Park officials hope to arrest the decline of the cutthroat population through a program of increased gill netting. Since 1995, the service has employed gill nets as a means of decreasing lake trout numbers. However, that limited and ultimately ineffective program did not halt the increase in lake trout. In 2010, the service caught and killed 150,000 lake trout, but still the cutthroat continues to disappear from the lake’s waters. The service hopes to expand the use of gill nets in 2011, by increasing the number of fishing vessels on the lake and keeping those vessels on the water longer. But government officials admit that gill nets alone will not solve the problem. The lake trout will remain in the lake and they will continue to harm the cutthroat. The hope is that gill net operations will dent lake trout numbers enough to enable the cutthroat population to begin a rebound. In the years ahead, the park service may implement a more vigorous effort to decrease the lake trout population by killing the eggs of the lake trout in their spawning beds. The government is also considering the use of chemicals to specifically target the lake trout.
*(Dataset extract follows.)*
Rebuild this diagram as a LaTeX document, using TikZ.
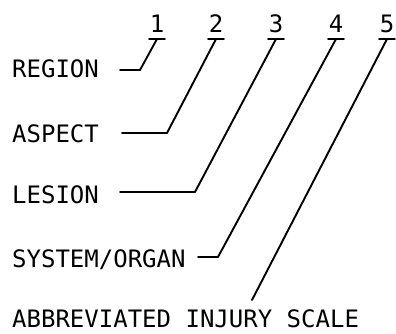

We wish the park service success in this effort. Yellowstone Lake, and the Greater Yellowstone Ecosystem that surrounds it, are two of the last areas in the United States with native cutthroat populations. Today, the fish is found in only 15% of its former range, much of that in the Yellowstone region. This issue goes far beyond just this one fish species. Cutthroat trout are vital to the health of the entire Greater Yellowstone Ecosystem. Cutthroat are a keystone species necessary to the survival of 40 other North American species. It is no stretch to claim that a threat to the cutthroat trout is a threat to a significant number of America’s most culturally-symbolic and ecologically-important species, including the grizzly bear.